"""

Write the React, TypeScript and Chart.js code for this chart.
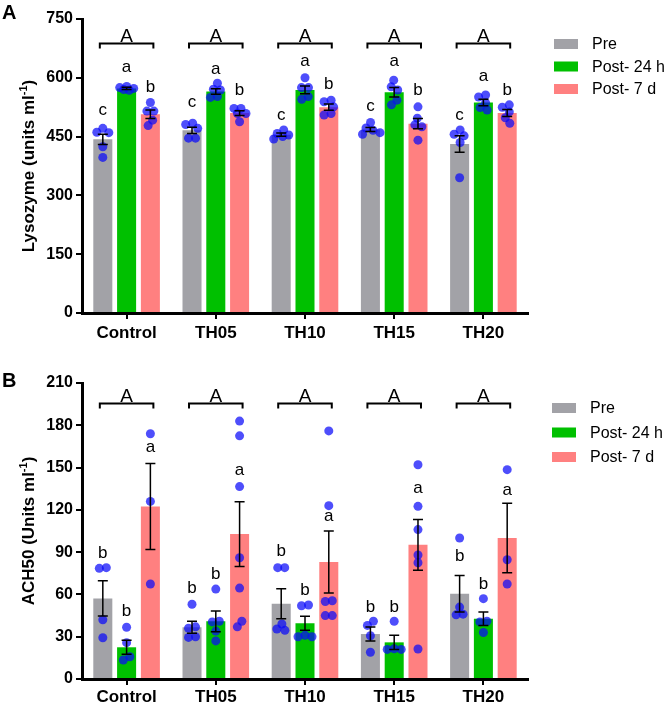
import React, { useEffect, useRef } from "react";
import { Chart, registerables } from "chart.js";

Chart.register(...registerables);

const FONT = "'Liberation Sans', Arial, Helvetica, sans-serif";

const categories = ["Control", "TH05", "TH10", "TH15", "TH20"];
const seriesNames = ["Pre", "Post- 24 h", "Post- 7 d"];
const seriesColors = ["#a2a2a7", "#00c000", "#ff8080"];
const groupLetter = "A";

// ---------- Panel A: Lysozyme ----------
const lysoTicks = { max: 750, step: 150 };
const lysoPreMean = [443, 466, 455, 468, 431];
const lyso24Mean = [573, 565, 569, 563, 537];
const lyso7Mean = [507, 510, 525, 483, 510];
const lysoPreSem = [13, 8, 4, 5, 21];
const lyso24Sem = [3, 7, 10, 12, 8];
const lyso7Sem = [11, 6, 8, 13, 9];
const lysoPrePts = [
  [471, 461, 460, 424, 397],
  [484, 481, 471, 446, 446],
  [467, 458, 454, 450, 444],
  [486, 472, 466, 460, 456],
  [467, 456, 452, 435, 345],
];
const lyso24Pts = [
  [578, 575, 573, 570, 568],
  [586, 571, 569, 552, 550],
  [600, 575, 575, 552, 545],
  [594, 577, 569, 543, 531],
  [556, 551, 536, 524, 518],
];
const lyso7Pts = [
  [537, 515, 515, 492, 478],
  [522, 522, 509, 509, 488],
  [543, 539, 526, 509, 505],
  [526, 497, 480, 475, 441],
  [531, 525, 513, 498, 484],
];
const lysoLetters = ["c", "a", "b"];
const lysoPreLetterAt = [515, 536, 502, 526, 503];
const lyso24LetterAt = [624, 620, 641, 641, 601];
const lyso7LetterAt = [579, 571, 586, 571, 571];
const lysoBracketAt = 689;

// ---------- Panel B: ACH50 ----------
const achTicks = { max: 210, step: 30 };
const achPreMean = [57.2, 36.7, 53.4, 31.9, 60.5];
const ach24Mean = [22.5, 40.9, 39.5, 26, 42.8];
const ach7Mean = [122.3, 102.8, 83, 95.2, 100];
const achPreSem = [12.5, 4.3, 10.6, 5, 13];
const ach24Sem = [5, 7.3, 5, 5, 4.8];
const ach7Sem = [30.5, 23, 22, 18, 24.6];
const achPrePts = [
  [79, 78.5, 42, 29.3],
  [53, 37, 36, 30, 29.5],
  [79, 79, 39, 35.5, 34.5],
  [41, 38, 30.7, 19],
  [100, 51, 46, 45.5],
];
const ach24Pts = [
  [36.7, 25.8, 15.8, 13.5],
  [63.8, 41, 40.5, 34, 27],
  [52.5, 52, 31, 30, 30],
  [41, 21.5, 21, 21],
  [57, 41, 40.5, 33],
];
const ach7Pts = [
  [174, 126, 67.4],
  [183, 172.5, 136.5, 86, 64.5, 41, 37],
  [176, 123, 55.5, 55, 45, 45],
  [152, 122.5, 106, 88, 82.5, 21.3],
  [148.5, 84.6, 67.4],
];
const achLetters = ["b", "b", "a"];
const achPreLetterAt = [89.8, 65, 91.5, 52, 88];
const ach24LetterAt = [48.7, 75.4, 63.6, 52, 68.3];
const ach7LetterAt = [163.7, 147.8, 114.7, 134.6, 133.6];
const achBracketAt = 195.6;

type Series = { mean: number[]; sem: number[]; pts: number[][]; letter: string; letterAt: number[] };
type Spec = {
  label: string;
  titleMain: string;
  titleSup: string;
  yMax: number;
  yStep: number;
  series: Series[];
  bracketAt: number;
  canvasH: number;
  chartTop: number;
  chartBottom: number;
  xPad: number;
  labelBaseline: number;
  legendFirst: number;
  legendGap: number;
  legendBoxX: number;
  legendTextX: number;
};

const specA: Spec = {
  label: "A",
  titleMain: "Lysozyme (units ml",
  titleSup: "-1",
  yMax: lysoTicks.max,
  yStep: lysoTicks.step,
  series: [
    { mean: lysoPreMean, sem: lysoPreSem, pts: lysoPrePts, letter: lysoLetters[0], letterAt: lysoPreLetterAt },
    { mean: lyso24Mean, sem: lyso24Sem, pts: lyso24Pts, letter: lysoLetters[1], letterAt: lyso24LetterAt },
    { mean: lyso7Mean, sem: lyso7Sem, pts: lyso7Pts, letter: lysoLetters[2], letterAt: lyso7LetterAt },
  ],
  bracketAt: lysoBracketAt,
  canvasH: 352,
  chartTop: 19,
  chartBottom: 313,
  xPad: 4,
  labelBaseline: 19,
  legendFirst: 44,
  legendGap: 22.5,
  legendBoxX: 554,
  legendTextX: 592,
};

const specB: Spec = {
  label: "B",
  titleMain: "ACH50 (Units ml",
  titleSup: "-1",
  yMax: achTicks.max,
  yStep: achTicks.step,
  series: [
    { mean: achPreMean, sem: achPreSem, pts: achPrePts, letter: achLetters[0], letterAt: achPreLetterAt },
    { mean: ach24Mean, sem: ach24Sem, pts: ach24Pts, letter: achLetters[1], letterAt: ach24LetterAt },
    { mean: ach7Mean, sem: ach7Sem, pts: ach7Pts, letter: achLetters[2], letterAt: ach7LetterAt },
  ],
  bracketAt: achBracketAt,
  canvasH: 352,
  chartTop: 31,
  chartBottom: 327,
  xPad: 2,
  labelBaseline: 35,
  legendFirst: 56,
  legendGap: 24.5,
  legendBoxX: 552,
  legendTextX: 590,
};

function swarm(ys: number[], sep: number, maxOff: number): number[] {
  const order = ys.map((_, i) => i).sort((a, b) => ys[a] - ys[b]);
  const xs = new Array(ys.length).fill(0);
  const placed: number[] = [];
  for (const i of order) {
    let bestX = 0;
    let bestD = -1;
    for (let k = 0; ; k++) {
      const cand = (k % 2 === 0 ? 1 : -1) * Math.ceil(k / 2) * 0.5;
      if (Math.abs(cand) > maxOff) break;
      let minD = Infinity;
      for (const p of placed) {
        const d = Math.hypot(cand - xs[p], ys[i] - ys[p]);
        if (d < minD) minD = d;
      }
      if (minD >= sep) {
        bestX = cand;
        bestD = minD;
        break;
      }
      if (minD > bestD) {
        bestD = minD;
        bestX = cand;
      }
    }
    xs[i] = bestX;
    placed.push(i);
  }
  // center connected clusters
  const comp = new Array(ys.length).fill(-1);
  let c = 0;
  for (let i = 0; i < ys.length; i++) {
    if (comp[i] >= 0) continue;
    const stack = [i];
    comp[i] = c;
    while (stack.length) {
      const a = stack.pop()!;
      for (let b = 0; b < ys.length; b++) {
        if (comp[b] < 0 && Math.abs(ys[a] - ys[b]) < sep) {
          comp[b] = c;
          stack.push(b);
        }
      }
    }
    c++;
  }
  for (let k = 0; k < c; k++) {
    const idx = xs.map((_, i) => i).filter((i) => comp[i] === k);
    const m = idx.reduce((s, i) => s + xs[i], 0) / idx.length;
    idx.forEach((i) => (xs[i] -= m));
  }
  return xs;
}

function makeOverlay(spec: Spec) {
  return {
    id: "overlay",
    afterDatasetsDraw(chart: any) {
      const ctx: CanvasRenderingContext2D = chart.ctx;
      const ys = chart.scales.y;
      const metas = spec.series.map((_, i) => chart.getDatasetMeta(i));
      ctx.save();
      // dots
      ctx.fillStyle = "rgba(10,10,250,0.72)";
      spec.series.forEach((s, i) => {
        metas[i].data.forEach((bar: any, j: number) => {
          const py = s.pts[j].map((v) => ys.getPixelForValue(v));
          const off = swarm(py, 7, 10);
          py.forEach((y, k) => {
            ctx.beginPath();
            ctx.arc(bar.x + off[k], y, 4.5, 0, Math.PI * 2);
            ctx.fill();
          });
        });
      });
      // error bars
      ctx.strokeStyle = "#000";
      ctx.lineWidth = 1.5;
      spec.series.forEach((s, i) => {
        metas[i].data.forEach((bar: any, j: number) => {
          const x = bar.x;
          const yt = ys.getPixelForValue(s.mean[j] + s.sem[j]);
          const yb = ys.getPixelForValue(s.mean[j] - s.sem[j]);
          ctx.beginPath();
          ctx.moveTo(x, yt);
          ctx.lineTo(x, yb);
          ctx.moveTo(x - 5, yt);
          ctx.lineTo(x + 5, yt);
          ctx.moveTo(x - 5, yb);
          ctx.lineTo(x + 5, yb);
          ctx.stroke();
        });
      });
      // letters
      ctx.fillStyle = "#000";
      ctx.font = `17px ${FONT}`;
      ctx.textAlign = "center";
      ctx.textBaseline = "alphabetic";
      spec.series.forEach((s, i) => {
        metas[i].data.forEach((bar: any, j: number) => {
          const y = ys.getPixelForValue(s.letterAt[j]);
          ctx.fillText(s.letter, bar.x, y + (s.letter === "b" ? 6 : 4));
        });
      });
      // brackets
      const by = Math.round(ys.getPixelForValue(spec.bracketAt)) + 0.5;
      ctx.lineWidth = 2;
      ctx.font = `19px ${FONT}`;
      metas[0].data.forEach((bar: any, j: number) => {
        const x1 = bar.x - 3;
        const x2 = metas[2].data[j].x + 3;
        ctx.beginPath();
        ctx.moveTo(x1, by + 5);
        ctx.lineTo(x1, by);
        ctx.lineTo(x2, by);
        ctx.lineTo(x2, by + 5);
        ctx.stroke();
        ctx.fillText(groupLetter, (x1 + x2) / 2, by - 2);
      });
      ctx.restore();
    },
    afterDraw(chart: any) {
      const ctx: CanvasRenderingContext2D = chart.ctx;
      const area = chart.chartArea;
      ctx.save();
      ctx.fillStyle = "#000";
      // panel label
      ctx.font = `bold 20px ${FONT}`;
      ctx.textAlign = "left";
      ctx.textBaseline = "alphabetic";
      ctx.fillText(spec.label, 2, spec.labelBaseline);
      // y-axis title with superscript
      const cy = (area.top + area.bottom) / 2;
      ctx.translate(34, cy);
      ctx.rotate(-Math.PI / 2);
      const mainFont = `bold 17px ${FONT}`;
      const supFont = `bold 11px ${FONT}`;
      ctx.font = mainFont;
      const w1 = ctx.measureText(spec.titleMain).width;
      const w3 = ctx.measureText(")").width;
      ctx.font = supFont;
      const w2 = ctx.measureText(spec.titleSup).width;
      let x = -(w1 + w2 + w3) / 2;
      ctx.font = mainFont;
      ctx.fillText(spec.titleMain, x, 0);
      x += w1;
      ctx.font = supFont;
      ctx.fillText(spec.titleSup, x, -7);
      x += w2;
      ctx.font = mainFont;
      ctx.fillText(")", x, 0);
      ctx.setTransform(1, 0, 0, 1, 0, 0);
      // legend
      ctx.font = `16px ${FONT}`;
      ctx.textBaseline = "middle";
      chart.data.datasets.forEach((ds: any, i: number) => {
        const ry = spec.legendFirst + i * spec.legendGap;
        ctx.fillStyle = ds.backgroundColor;
        ctx.fillRect(spec.legendBoxX, ry - 5, 24, 10);
        ctx.fillStyle = "#000";
        ctx.fillText(ds.label, spec.legendTextX, ry + 1);
      });
      ctx.restore();
    },
  };
}

function Panel({ spec, top }: { spec: Spec; top: number }) {
  const ref = useRef<HTMLCanvasElement | null>(null);
  useEffect(() => {
    if (!ref.current) return;
    const chart = new Chart(ref.current, {
      type: "bar",
      data: {
        labels: categories,
        datasets: spec.series.map((s, i) => ({
          label: seriesNames[i],
          data: s.mean,
          backgroundColor: seriesColors[i],
          borderWidth: 0,
          categoryPercentage: 0.8,
          barPercentage: 0.8,
        })),
      },
      options: {
        responsive: false,
        animation: false,
        devicePixelRatio: 1,
        layout: { padding: { left: 0, top: spec.chartTop, right: 666 - 528, bottom: 0 } },
        plugins: { legend: { display: false }, tooltip: { enabled: false } },
        scales: {
          x: {
            grid: {
              display: true,
              drawOnChartArea: false,
              drawTicks: true,
              tickLength: 6,
              offset: false,
              color: "#000",
              lineWidth: 2,
            },
            border: { display: true, color: "#000", width: 3 },
            ticks: { color: "#000", font: { family: FONT, size: 17, weight: "bold" }, padding: spec.xPad, maxRotation: 0 },
            afterFit: (s: any) => {
              s.height = spec.canvasH - spec.chartBottom;
            },
          },
          y: {
            min: 0,
            max: spec.yMax,
            ticks: { stepSize: spec.yStep, color: "#000", font: { family: FONT, size: 16, weight: "bold" }, padding: 3 },
            grid: {
              display: true,
              drawOnChartArea: false,
              drawTicks: true,
              tickLength: 6,
              color: "#000",
              lineWidth: 2,
            },
            border: { display: true, color: "#000", width: 3 },
            afterFit: (s: any) => {
              s.width = 82;
            },
          },
        },
      } as any,
      plugins: [makeOverlay(spec) as any],
    });
    return () => chart.destroy();
  }, [spec]);
  return (
    <canvas
      ref={ref}
      width={666}
      height={spec.canvasH}
      style={{ position: "absolute", left: 0, top, width: 666, height: spec.canvasH }}
    />
  );
}

export default function App() {
  return (
    <div style={{ position: "fixed", left: 0, top: 0, width: 666, height: 704, background: "#fff" }}>
      <Panel spec={specA} top={0} />
      <Panel spec={specB} top={352} />
    </div>
  );
}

"""

**REQUEST**
Up to and including the line with "const lysoBracketAt = 689;", copy the data above from its first line. Skip pictures.

**SOLUTION TO THE EXERCISE**
Write the React, TypeScript and Chart.js code for this chart.
import React, { useEffect, useRef } from "react";
import { Chart, registerables } from "chart.js";

Chart.register(...registerables);

const FONT = "'Liberation Sans', Arial, Helvetica, sans-serif";

const categories = ["Control", "TH05", "TH10", "TH15", "TH20"];
const seriesNames = ["Pre", "Post- 24 h", "Post- 7 d"];
const seriesColors = ["#a2a2a7", "#00c000", "#ff8080"];
const groupLetter = "A";

// ---------- Panel A: Lysozyme ----------
const lysoTicks = { max: 750, step: 150 };
const lysoPreMean = [443, 466, 455, 468, 431];
const lyso24Mean = [573, 565, 569, 563, 537];
const lyso7Mean = [507, 510, 525, 483, 510];
const lysoPreSem = [13, 8, 4, 5, 21];
const lyso24Sem = [3, 7, 10, 12, 8];
const lyso7Sem = [11, 6, 8, 13, 9];
const lysoPrePts = [
  [471, 461, 460, 424, 397],
  [484, 481, 471, 446, 446],
  [467, 458, 454, 450, 444],
  [486, 472, 466, 460, 456],
  [467, 456, 452, 435, 345],
];
const lyso24Pts = [
  [578, 575, 573, 570, 568],
  [586, 571, 569, 552, 550],
  [600, 575, 575, 552, 545],
  [594, 577, 569, 543, 531],
  [556, 551, 536, 524, 518],
];
const lyso7Pts = [
  [537, 515, 515, 492, 478],
  [522, 522, 509, 509, 488],
  [543, 539, 526, 509, 505],
  [526, 497, 480, 475, 441],
  [531, 525, 513, 498, 484],
];
const lysoLetters = ["c", "a", "b"];
const lysoPreLetterAt = [515, 536, 502, 526, 503];
const lyso24LetterAt = [624, 620, 641, 641, 601];
const lyso7LetterAt = [579, 571, 586, 571, 571];
const lysoBracketAt = 689;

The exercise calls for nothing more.